§ **What is asked**: Quote the records exactly, starting at the first line and stopping after the line with "30, 35, 40];"; skip the pictures.

■ ■ ■

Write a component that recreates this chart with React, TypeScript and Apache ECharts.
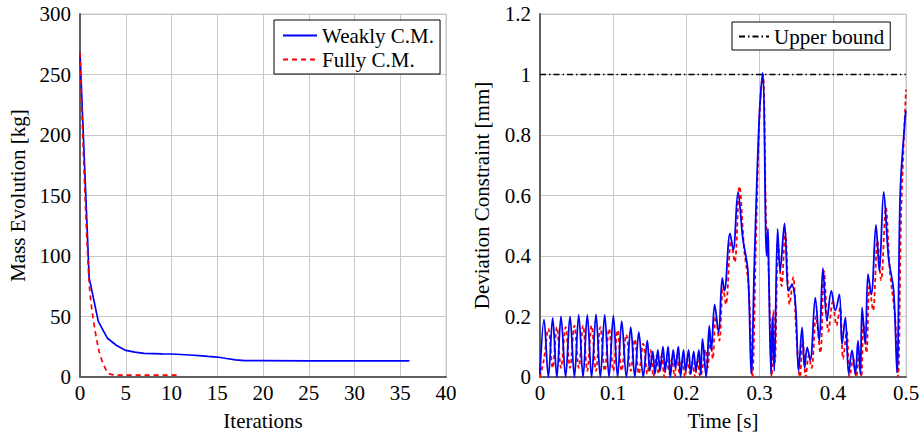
import React, { useEffect, useRef } from "react";
import * as echarts from "echarts";

// Left panel: mass evolution vs iterations
const weaklyMass: [number, number][] = [
  [0, 268], [1, 82], [2, 46], [3, 32], [4, 26], [5, 22], [6, 20.5], [7, 19.5],
  [8, 19.3], [9, 19.1], [10, 19], [11, 18.6], [12, 18.2], [13, 17.6], [14, 17],
  [15, 16.5], [16, 15.3], [17, 14.2], [18, 13.5], [20, 13.5], [25, 13.4],
  [30, 13.4], [36, 13.3],
];
const fullyMass: [number, number][] = [
  [0, 268], [1, 78], [2, 24], [3, 4], [4, 1.5], [5, 1.5], [6, 1.5], [7, 1.5],
  [8, 1.5], [9, 1.5], [10, 1.5], [11, 1.5],
];
const massTicks = [0, 50, 100, 150, 200, 250, 300];
const iterTicks = [0, 5, 10, 15, 20, 25, 30, 35, 40];

// Right panel: deviation constraint vs time
const weaklyDev: [number, number][] = [
  [0, 0.01], [0.0055, 0.19], [0.0114, 0.0], [0.0173, 0.195], [0.023, 0.0],
  [0.0287, 0.2], [0.035, 0.0], [0.041, 0.2], [0.047, 0.0], [0.0529, 0.205],
  [0.0588, 0.0], [0.0646, 0.205], [0.0705, 0.0], [0.0765, 0.207], [0.0824, 0.0],
  [0.0884, 0.205], [0.0943, 0.0], [0.1002, 0.203], [0.106, 0.0], [0.1116, 0.185],
  [0.118, 0.0], [0.124, 0.165], [0.1295, 0.0], [0.135, 0.148], [0.141, 0.0],
  [0.1466, 0.12], [0.150, 0.02], [0.154, 0.085], [0.157, 0.01], [0.161, 0.09],
  [0.164, 0.02], [0.168, 0.1], [0.171, 0.02], [0.175, 0.1], [0.178, 0.0],
  [0.182, 0.09], [0.185, 0.03], [0.189, 0.1], [0.192, 0.0], [0.196, 0.09],
  [0.199, 0.02], [0.203, 0.09], [0.206, 0.01], [0.21, 0.085], [0.213, 0.02],
  [0.217, 0.09], [0.2195, 0.01], [0.222, 0.126], [0.227, 0.0], [0.2313, 0.17],
  [0.234, 0.088], [0.2386, 0.24], [0.244, 0.147], [0.249, 0.328], [0.252, 0.285],
  [0.2596, 0.475], [0.264, 0.42], [0.2705, 0.612], [0.277, 0.46], [0.284, 0.35],
  [0.2886, 0.01], [0.293, 0.39], [0.2996, 0.86], [0.3042, 1.005], [0.3096, 0.4],
  [0.3114, 0.49], [0.3125, 0.35], [0.3156, 0.01], [0.3174, 0.197], [0.32, 0.02],
  [0.3246, 0.49], [0.328, 0.35], [0.334, 0.508], [0.3396, 0.285], [0.344, 0.305],
  [0.349, 0.24], [0.3533, 0.02], [0.358, 0.164], [0.3615, 0.03], [0.365, 0.098],
  [0.3692, 0.055], [0.3761, 0.262], [0.3815, 0.12], [0.3865, 0.36], [0.392, 0.187],
  [0.398, 0.285], [0.4035, 0.22], [0.409, 0.273], [0.4126, 0.108], [0.4171, 0.197],
  [0.4217, 0.01], [0.4262, 0.088], [0.4308, 0.01], [0.4344, 0.12], [0.4376, 0.01],
  [0.44, 0.23], [0.4444, 0.108], [0.4481, 0.34], [0.4526, 0.273], [0.459, 0.503],
  [0.4636, 0.35], [0.4695, 0.612], [0.4763, 0.39], [0.4831, 0.285], [0.4877, 0.015],
  [0.4922, 0.612], [0.499, 0.863], [0.5, 0.88],
];
const fullyDev: [number, number][] = [
  [0, 0.0], [0.0055, 0.06], [0.0114, 0.16], [0.0173, 0.03], [0.023, 0.165],
  [0.0287, 0.03], [0.035, 0.165], [0.041, 0.03], [0.047, 0.17], [0.0529, 0.03],
  [0.0588, 0.17], [0.0646, 0.02], [0.0705, 0.17], [0.0765, 0.02], [0.0824, 0.165],
  [0.0884, 0.02], [0.0943, 0.16], [0.1002, 0.02], [0.106, 0.155], [0.1116, 0.02],
  [0.118, 0.14], [0.124, 0.02], [0.1295, 0.125], [0.135, 0.01], [0.141, 0.11],
  [0.1466, 0.01], [0.151, 0.09], [0.155, 0.0], [0.159, 0.07], [0.162, 0.01],
  [0.166, 0.07], [0.17, 0.0], [0.173, 0.06], [0.177, 0.01], [0.18, 0.06],
  [0.184, 0.0], [0.187, 0.07], [0.191, 0.01], [0.194, 0.06], [0.198, 0.0],
  [0.201, 0.06], [0.205, 0.01], [0.208, 0.05], [0.212, 0.0], [0.215, 0.06],
  [0.219, 0.0], [0.222, 0.03], [0.226, 0.09], [0.229, 0.03], [0.233, 0.13],
  [0.236, 0.06], [0.24, 0.2], [0.245, 0.12], [0.25, 0.3], [0.254, 0.24],
  [0.261, 0.45], [0.266, 0.38], [0.2725, 0.63], [0.279, 0.42], [0.285, 0.3],
  [0.29, 0.0], [0.295, 0.45], [0.3005, 0.9], [0.3045, 1.0], [0.309, 0.5],
  [0.311, 0.45], [0.313, 0.3], [0.3165, 0.0], [0.319, 0.22], [0.321, 0.05],
  [0.3255, 0.44], [0.33, 0.3], [0.335, 0.48], [0.341, 0.24], [0.346, 0.33],
  [0.35, 0.15], [0.355, 0.0], [0.359, 0.12], [0.363, 0.0], [0.367, 0.07],
  [0.371, 0.03], [0.377, 0.2], [0.383, 0.08], [0.388, 0.35], [0.394, 0.15],
  [0.4, 0.25], [0.405, 0.17], [0.41, 0.23], [0.414, 0.06], [0.419, 0.15],
  [0.423, 0.0], [0.428, 0.06], [0.432, 0.0], [0.436, 0.08], [0.439, 0.0],
  [0.442, 0.18], [0.446, 0.08], [0.45, 0.3], [0.455, 0.22], [0.461, 0.45],
  [0.466, 0.32], [0.4725, 0.56], [0.478, 0.35], [0.485, 0.2], [0.489, 0.0],
  [0.4935, 0.55], [0.5, 0.95],
];
const upperBound: [number, number][] = [[0, 1], [0.5, 1]];
const devTicks = [0, 0.2, 0.4, 0.6, 0.8, 1, 1.2];
const timeTicks = [0, 0.1, 0.2, 0.3, 0.4, 0.5];

const FONT = "Liberation Serif";
const FS = 21;

export default function App() {
  const ref = useRef<HTMLDivElement>(null);
  useEffect(() => {
    if (!ref.current) return;
    const chart = echarts.init(ref.current, undefined, { renderer: "svg" });
    const axisLabel = { color: "#000", fontFamily: FONT, fontSize: FS };
    const nameStyle = { color: "#000", fontFamily: FONT, fontSize: FS };
    const splitLine = { show: true, lineStyle: { color: "#c8c8c8", width: 1 } };
    const axisLine = { show: true, lineStyle: { color: "#606060", width: 2 } };
    const mkX = (gi: number, min: number, max: number, interval: number, name: string) => ({
      type: "value", gridIndex: gi, min, max, interval, name,
      nameLocation: "middle", nameGap: 33, nameTextStyle: nameStyle,
      axisLabel: { ...axisLabel, margin: 5 }, axisTick: { show: false },
      splitLine, axisLine,
    });
    const mkY = (gi: number, min: number, max: number, interval: number, name: string, gap: number) => ({
      type: "value", gridIndex: gi, min, max, interval, name,
      nameLocation: "middle", nameGap: gap, nameTextStyle: nameStyle,
      axisLabel: { ...axisLabel, margin: 9 }, axisTick: { show: false },
      splitLine, axisLine,
    });
    const legendCommon = {
      orient: "vertical",
      backgroundColor: "#fff", borderColor: "#000", borderWidth: 1,
      textStyle: { color: "#000", fontFamily: FONT, fontSize: FS },
      itemStyle: { opacity: 0, borderWidth: 0 },
    };
    chart.setOption({
      animation: false,
      backgroundColor: "#fff",
      textStyle: { fontFamily: FONT },
      grid: [
        { left: 80, top: 14, width: 366, height: 366, show: true, borderColor: "#c8c8c8", borderWidth: 1, backgroundColor: "transparent" },
        { left: 540, top: 14, width: 366, height: 366, show: true, borderColor: "#c8c8c8", borderWidth: 1, backgroundColor: "transparent" },
      ],
      xAxis: [
        mkX(0, iterTicks[0], iterTicks[iterTicks.length - 1], 5, "Iterations"),
        mkX(1, timeTicks[0], timeTicks[timeTicks.length - 1], 0.1, "Time [s]"),
      ],
      yAxis: [
        mkY(0, massTicks[0], massTicks[massTicks.length - 1], 50, "Mass Evolution [kg]", 52),
        mkY(1, devTicks[0], devTicks[devTicks.length - 1], 0.2, "Deviation Constraint [mm]", 48),
      ],
      legend: [
        {
          ...legendCommon,
          data: ["Weakly C.M.", "Fully C.M."],
          left: 274, top: 20,
          padding: [5, 6, 4, 8], itemGap: 3, itemWidth: 34, itemHeight: 18,
        },
        {
          ...legendCommon,
          data: ["Upper bound"],
          left: 732, top: 22,
          padding: [4, 6, 3, 6], itemWidth: 30, itemHeight: 18,
        },
      ],
      series: [
        {
          name: "Weakly C.M.", type: "line", xAxisIndex: 0, yAxisIndex: 0,
          data: weaklyMass, symbol: "none", lineStyle: { color: "#0000ff", width: 1.7 },
          itemStyle: { color: "#0000ff" },
        },
        {
          name: "Fully C.M.", type: "line", xAxisIndex: 0, yAxisIndex: 0,
          data: fullyMass, symbol: "none", smooth: 0.3,
          lineStyle: { color: "#ff0000", width: 1.7, type: [5, 4] },
          itemStyle: { color: "#ff0000" },
        },
        {
          name: "Upper bound", type: "line", xAxisIndex: 1, yAxisIndex: 1,
          data: upperBound, symbol: "none",
          lineStyle: { color: "#000", width: 1.4, type: [6, 3, 1.5, 3] },
          itemStyle: { color: "#000" },
        },
        {
          name: "Fully C.M. dev", type: "line", xAxisIndex: 1, yAxisIndex: 1,
          data: fullyDev, symbol: "none", smooth: 0.35,
          lineStyle: { color: "#ff0000", width: 1.8, type: [4, 3] },
        },
        {
          name: "Weakly C.M. dev", type: "line", xAxisIndex: 1, yAxisIndex: 1,
          data: weaklyDev, symbol: "none", smooth: 0.35,
          lineStyle: { color: "#0000ff", width: 1.8 },
        },
      ],
    });
    return () => chart.dispose();
  }, []);
  return (
    <div
      ref={ref}
      style={{ position: "fixed", left: 0, top: 0, width: 924, height: 436, background: "#fff" }}
    />
  );
}
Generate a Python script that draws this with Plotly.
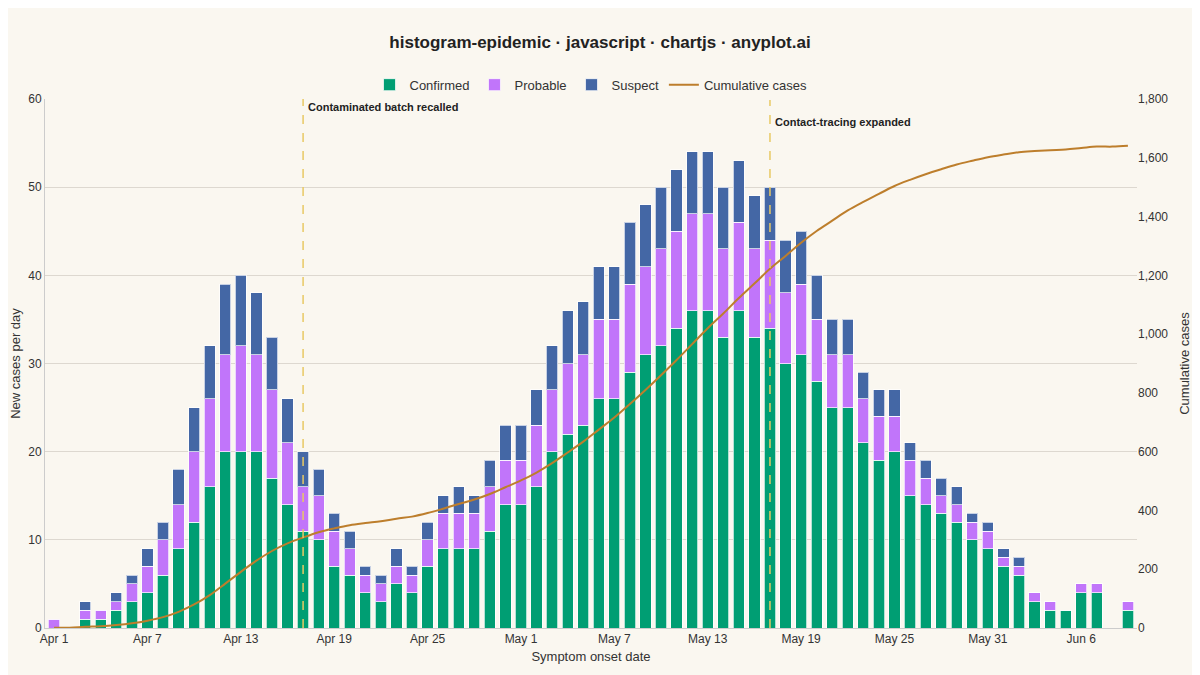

■ ■ ■

§ **Output of the task**:
Write a component that recreates this chart with React, TypeScript and Apache ECharts.
import React, { useEffect, useRef } from "react";
import * as echarts from "echarts";

// Left panel: mass evolution vs iterations
const weaklyMass: [number, number][] = [
  [0, 268], [1, 82], [2, 46], [3, 32], [4, 26], [5, 22], [6, 20.5], [7, 19.5],
  [8, 19.3], [9, 19.1], [10, 19], [11, 18.6], [12, 18.2], [13, 17.6], [14, 17],
  [15, 16.5], [16, 15.3], [17, 14.2], [18, 13.5], [20, 13.5], [25, 13.4],
  [30, 13.4], [36, 13.3],
];
const fullyMass: [number, number][] = [
  [0, 268], [1, 78], [2, 24], [3, 4], [4, 1.5], [5, 1.5], [6, 1.5], [7, 1.5],
  [8, 1.5], [9, 1.5], [10, 1.5], [11, 1.5],
];
const massTicks = [0, 50, 100, 150, 200, 250, 300];
const iterTicks = [0, 5, 10, 15, 20, 25, 30, 35, 40];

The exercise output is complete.